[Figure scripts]
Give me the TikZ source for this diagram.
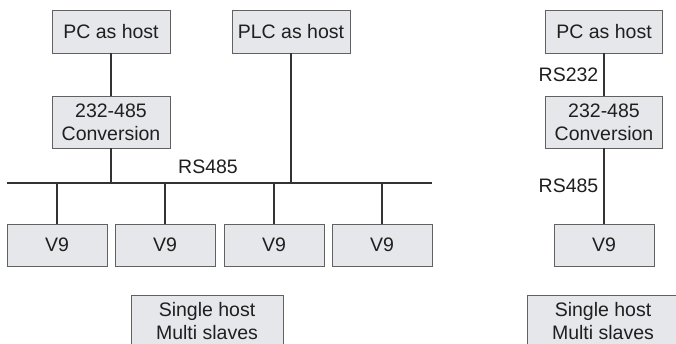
\documentclass[tikz,border=0pt]{standalone}
\usepackage{fontspec}
\setmainfont{Liberation Sans}
\begin{document}
\begin{tikzpicture}[x=1pt,y=-1pt,
  box/.style={draw=black!62, line width=0.9pt, fill=boxfill, inner sep=0pt, align=center,
    font=\fontsize{19.5}{23}\selectfont, text=black!88},
  wire/.style={draw=black!80, line width=1.4pt},
  lbl/.style={font=\fontsize{19.5}{23}\selectfont, text=black!88, inner sep=0pt}]
\definecolor{boxfill}{HTML}{E5E7EB}
\useasboundingbox (0,0) rectangle (676,343);
% left network
\node[box, minimum width=118pt, minimum height=43pt] (pc1) at (111,31.5) {PC as host};
\node[box, minimum width=118pt, minimum height=43pt] (plc) at (291,31.5) {PLC as host};
\node[box, minimum width=118pt, minimum height=52pt] (conv1) at (111,122) {232-485\\Conversion};
\coordinate (busL) at (7,183);
\coordinate (busR) at (432,183);
\node[box, minimum width=100pt, minimum height=42pt] (v1) at (57,245) {V9};
\node[box, minimum width=100pt, minimum height=42pt] (v2) at (165,245) {V9};
\node[box, minimum width=100pt, minimum height=42pt] (v3) at (274,245) {V9};
\node[box, minimum width=100pt, minimum height=42pt] (v4) at (382,245) {V9};
\node[box, minimum width=152pt, minimum height=52pt] (s1) at (207,321) {Single host\\Multi slaves};
\node[lbl] (rs485a) at (208,167) {RS485};
\draw[wire] (busL) -- (busR);
\draw[wire] (pc1) -- (conv1);
\draw[wire] (conv1.south) -- (conv1.south |- busL);
\draw[wire] (plc.south) -- (plc.south |- busL);
\foreach \v in {v1,v2,v3,v4} \draw[wire] (\v.north) -- (\v.north |- busL);
% right network
\node[box, minimum width=117pt, minimum height=43pt] (pc2) at (604,31.5) {PC as host};
\node[box, minimum width=117pt, minimum height=52pt] (conv2) at (604,122) {232-485\\Conversion};
\node[box, minimum width=100pt, minimum height=42pt] (v5) at (604,245) {V9};
\node[box, minimum width=152pt, minimum height=52pt] (s2) at (603,321) {Single host\\Multi slaves};
\draw[wire] (pc2) -- (conv2) node[lbl, midway, left=5pt] (rs232) {RS232};
\draw[wire] (conv2) -- (v5) node[lbl, pos=0.5, left=5pt] (rs485b) {RS485};
\end{tikzpicture}
\end{document}
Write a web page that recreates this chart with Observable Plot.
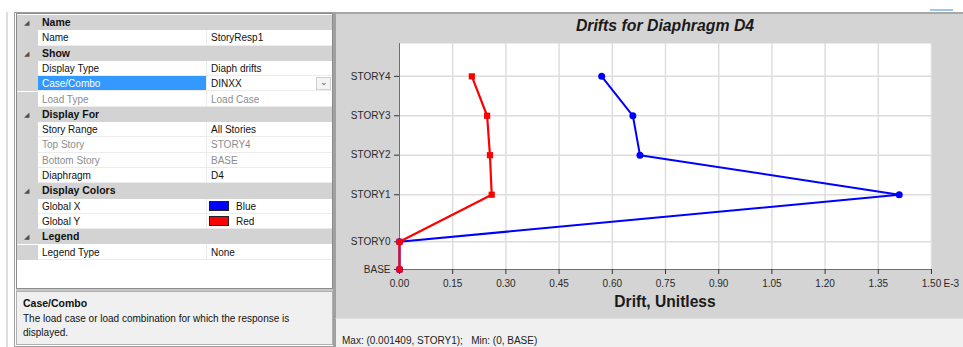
<!DOCTYPE html>
<html>
<head>
<meta charset="utf-8">
<script src="https://cdn.jsdelivr.net/npm/d3@7"></script>
<script src="https://cdn.jsdelivr.net/npm/@observablehq/plot@0.6"></script>
<style>
  html, body { margin: 0; padding: 0; background: #ffffff; }
  body { width: 963px; height: 347px; position: relative; overflow: hidden; font-family: "Liberation Sans", Arial, sans-serif; }
  .abs { position: absolute; box-sizing: border-box; }
  .txt { position: absolute; white-space: nowrap; font-size: 10px; line-height: 15px; color: #111; }
</style>
</head>
<body>
<div id="left"></div>
<div id="right" class="abs" style="left:335px; top:12px; width:628px; height:306px; background:#d4d4d4; border-left:1px solid #a0a0a0; border-top:2px solid #a8a8a8;"></div>
<div class="abs" style="left:335px; top:318px; width:628px; height:29px; background:#f0f0f0; border-left:1px solid #a0a0a0; border-top:1px solid #e0e0e0;"></div>
<div class="abs" style="left:930px; top:9px; width:23px; height:2px; background:#9cc6f2;"></div>
<div class="txt" style="left:342px; top:333px; font-size:10px; color:#222;">Max: (0.001409, STORY1);&nbsp;&nbsp; Min: (0, BASE)</div>
<div class="txt" style="left:465px; top:17px; width:400px; text-align:center; font-size:15.8px; line-height:18px; font-weight:bold; font-style:italic; color:#1a1a1a;">Drifts for Diaphragm D4</div>
<div class="txt" style="left:465px; top:293px; width:400px; text-align:center; font-size:15.6px; line-height:18px; font-weight:bold; color:#1a1a1a;">Drift, Unitless</div>
<script>
// ---- Chart data ----
const stories    = ["BASE", "STORY0", "STORY1", "STORY2", "STORY3", "STORY4"];
const elevations = [0, 2.11, 5.69, 8.70, 11.70, 14.70];
const globalX    = [0, 0, 1.409, 0.678, 0.658, 0.570];   // E-3, blue
const globalY    = [0, 0, 0.260, 0.255, 0.247, 0.204];   // E-3, red
const xTicks     = [0, 0.15, 0.30, 0.45, 0.60, 0.75, 0.90, 1.05, 1.20, 1.35, 1.50];
const xTickLabels = ["0.00", "0.15", "0.30", "0.45", "0.60", "0.75", "0.90", "1.05", "1.20", "1.35", "1.50"];
const xUnit = "E-3";
const yTop = 17.2;

// ---- Property grid data ----
const sectionHeaders = ["Name", "Show", "Display For", "Display Colors", "Legend"];
const sectionRows = [
  [["Name", "StoryResp1", ""]],
  [["Display Type", "Diaph drifts", ""], ["Case/Combo", "DINXX", "sel"], ["Load Type", "Load Case", "dis"]],
  [["Story Range", "All Stories", ""], ["Top Story", "STORY4", "dis"], ["Bottom Story", "BASE", "dis"], ["Diaphragm", "D4", ""]],
  [["Global X", "Blue", "blue"], ["Global Y", "Red", "red"]],
  [["Legend Type", "None", ""]]
];
const helpTitle = "Case/Combo";
const helpLines = ["The load case or load combination for which the response is", "displayed."];

// ---- Build property grid ----
const left = document.getElementById("left");
function el(style, text, cls) {
  const d = document.createElement("div");
  d.className = cls || "abs";
  d.setAttribute("style", style);
  if (text !== undefined) d.textContent = text;
  left.appendChild(d);
  return d;
}
el("left:6px; top:12px; width:2px; height:335px; background:#dedede;");
el("left:14px; top:12px; width:321px; height:335px; background:#ffffff; border:1px solid #a0a0a0; border-right:2px solid #a0a0a0;");
el("left:16px; top:13px; width:317px; height:276px; background:#ffffff; border:1px solid #8c8c8c;");
const rowH = 15.3;
let y = 15;
const gx0 = 17, gx1 = 332, gMargin = 38, gSplit = 206;
sectionHeaders.forEach((h, si) => {
  el(`left:${gx0}px; top:${y}px; width:${gx1 - gx0}px; height:${rowH}px; background:#d3d3d3;`);
  el(`left:24px; top:${y}px; font-size:7px; color:#505050;`, "\u25E2", "txt");
  el(`left:42px; top:${y}px; font-weight:bold; font-size:10.5px;`, h, "txt");
  y += rowH;
  sectionRows[si].forEach(([name, val, kind]) => {
    el(`left:${gx0}px; top:${y}px; width:${gMargin - gx0}px; height:${rowH}px; background:#d3d3d3;`);
    el(`left:${gMargin}px; top:${y}px; width:${gSplit - gMargin}px; height:${rowH}px; background:${kind === "sel" ? "#3399ff" : "#ffffff"}; border-bottom:1px solid #ececec;`);
    el(`left:${gSplit}px; top:${y}px; width:${gx1 - gSplit}px; height:${rowH}px; background:#ffffff; border-bottom:1px solid #ececec; border-left:1px solid #ececec;`);
    const nameColor = kind === "sel" ? "#ffffff" : (kind === "dis" ? "#8d8d8d" : "#111");
    const valColor = kind === "dis" ? "#8d8d8d" : "#111";
    el(`left:42px; top:${y}px; color:${nameColor};`, name, "txt");
    if (kind === "blue" || kind === "red") {
      el(`left:209px; top:${y + 2.5}px; width:20px; height:10px; background:${kind === "blue" ? "#0000ff" : "#ff0000"}; border:1px solid #222;`);
      el(`left:236px; top:${y}px; color:${valColor};`, val, "txt");
    } else {
      el(`left:211px; top:${y}px; color:${valColor};`, val, "txt");
    }
    if (kind === "sel") {
      el(`left:316px; top:${y + 1}px; width:15px; height:${rowH - 2}px; background:#f4f4f4; border:1px solid #d0d0d0;`);
      el(`left:320px; top:${y - 1}px; font-size:9px; color:#555;`, "\u2304", "txt");
    }
    y += rowH;
  });
});
el("left:16px; top:289px; width:317px; height:2px; background:#c8c8c8;");
el("left:16px; top:291px; width:317px; height:54px; background:#f0f0f0; border:1px solid #b0b0b0;");
el("left:23px; top:296px; font-weight:bold; font-size:10.5px;", helpTitle, "txt");
helpLines.forEach((t, i) => el(`left:23px; top:${311 + i * 14}px; font-size:10px;`, t, "txt"));

// ---- Chart ----
const rows = stories.map((s, i) => ({story: s, elev: elevations[i], gx: globalX[i], gy: globalY[i]}));
const labelOf = d => stories[elevations.indexOf(d)];
const chart = Plot.plot({
  width: 627,
  height: 305,
  marginLeft: 63,
  marginRight: 32,
  marginTop: 29,
  marginBottom: 50,
  style: {background: "transparent", fontFamily: "Liberation Sans, Arial, sans-serif", fontSize: "10px", color: "#2a2a2a"},
  x: {domain: [0, 1.5]},
  y: {domain: [0, yTop]},
  marks: [
    Plot.frame({fill: "#ffffff", stroke: "none"}),
    Plot.gridX(xTicks.slice(1), {stroke: "#dddddd", strokeOpacity: 1, strokeWidth: 1.5}),
    Plot.gridY(elevations.slice(1), {stroke: "#dddddd", strokeOpacity: 1, strokeWidth: 1.5}),
    Plot.ruleX([0], {stroke: "#ff3030", strokeWidth: 1}),
    Plot.ruleY([0], {stroke: "#ff3030", strokeWidth: 1}),
    Plot.axisY(elevations, {tickFormat: labelOf, tickSize: 5, tickPadding: 4, label: null, stroke: "#333"}),
    Plot.axisX(xTicks, {tickFormat: d => xTickLabels[xTicks.indexOf(d)], tickSize: 5, tickPadding: 5, label: null, stroke: "#333"}),
    Plot.text([xTicks[xTicks.length - 1]], {x: d => d, y: 0, text: () => xUnit, textAnchor: "start", dx: 12, dy: 14.5, fill: "#2a2a2a"}),
    Plot.line(rows, {x: "gx", y: "elev", stroke: "#0000ff", strokeWidth: 2}),
    Plot.dot(rows, {x: "gx", y: "elev", fill: "#0000ff", r: 3.5, stroke: "none"}),
    Plot.line(rows, {x: "gy", y: "elev", stroke: "#ff0000", strokeWidth: 2.2}),
    Plot.dot(rows, {x: "gy", y: "elev", fill: "#ff0000", r: 3.5, symbol: "square", stroke: "none"})
  ]
});
chart.style.position = "absolute";
chart.style.left = "0px";
chart.style.top = "0px";
document.getElementById("right").appendChild(chart);
</script>
</body>
</html>
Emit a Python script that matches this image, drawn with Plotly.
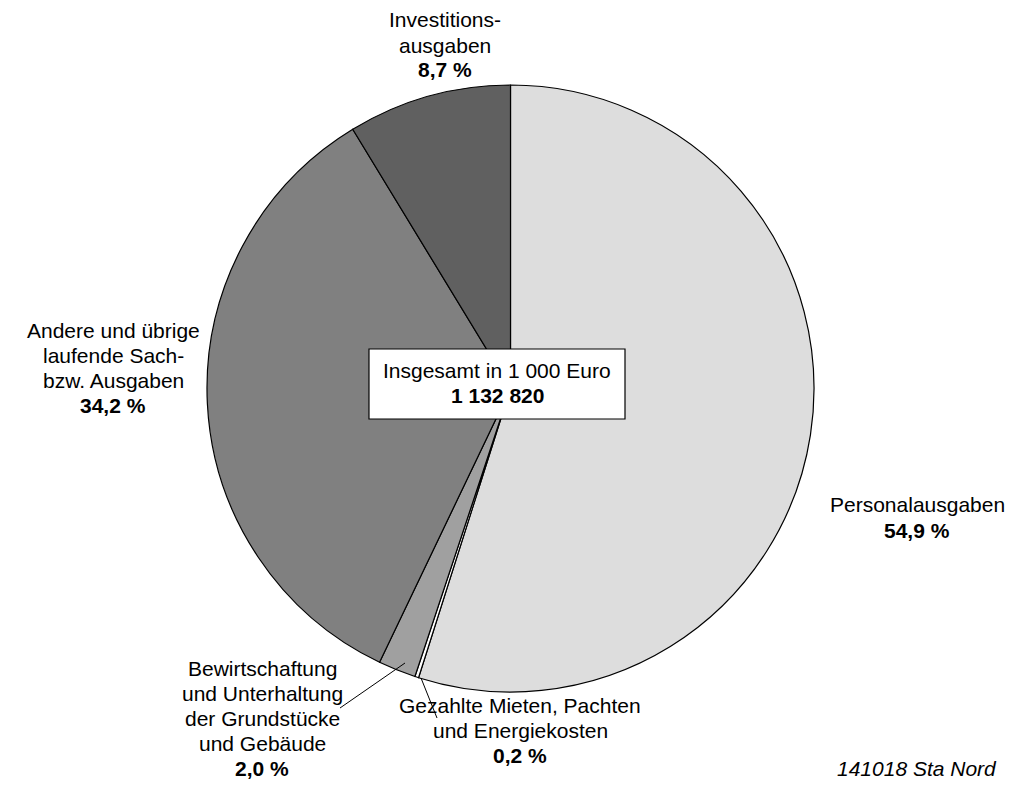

- What the task requires: Look through the lines above and collect those with the word "that".

- Expected output:
Write a web page that recreates this chart with Observable Plot.
Emit a Python script that matches this image, drawn with Plotly.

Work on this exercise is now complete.